Twenty years ago, I sent my oldest child off to attend pre-school two mornings a week. Every year since then — in fact, most of my life before then — has been in some way shaped and defined by the concepts of “school year” and “summer.” Until this fall.
This fall, that oldest child has completed his formal schooling and is working full time. My youngest child is still in school, but she’s studying abroad this semester and it seems more like she’s just on a very long extended vacation. Helping her pack belongings into a suitcase and putting her on a plane in the middle of summer just wasn’t the same as moving her into campus housing this fall. I haven’t even had to buy textbooks. Instead, I’m fighting the urge to run out to the store and pick up some three-ring binders and loose leaf paper. I’m at a loss without the back-to-school rituals that signal the end of summer.

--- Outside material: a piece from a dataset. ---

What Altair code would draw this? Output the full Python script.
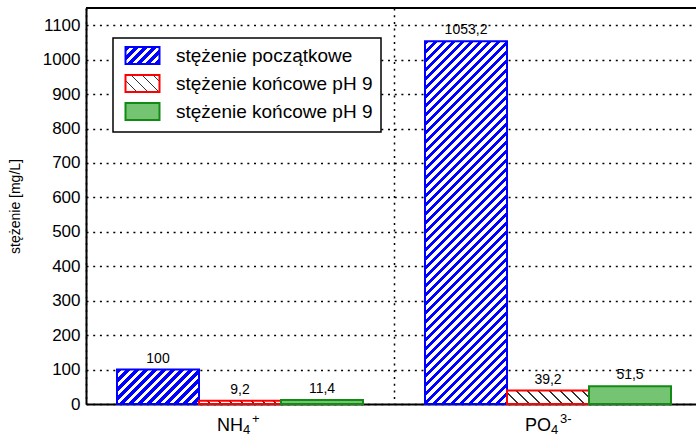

This is different from the “empty nest” thing you hear about when the kids leave home. I’ve discovered, much to my surprise, that I like living alone. I truly enjoy that my son is living with me right now, but we both know it’s temporary. And I’m fine with that. I’m delighted by the prospect of having the nest all to myself. Just as I’m delighted my kids know the door is always open and a light is always on. Even if it is just the refrigerator.
But this, this disassociation from school, is different. This changes the basic order of things, the way I view what happens and when. For the past two decades, planning a vacation, even a quick trip to the beach, always took into consideration the school schedule. When did winter break start and end? Where did the teacher workdays fall and which ones added a day off to a holiday weekend? Was that enough time to get to the mountains and back? Where should we go over summer break?
But suddenly this fall, I realize my life is losing that structure. My daughter will have three semesters to complete once she returns home. A year and a half. And then my life will no longer be influenced by the school year. At all. I’m not sure I like that.
This feels odd, wrong somehow. Yet at the same time, strangely freeing.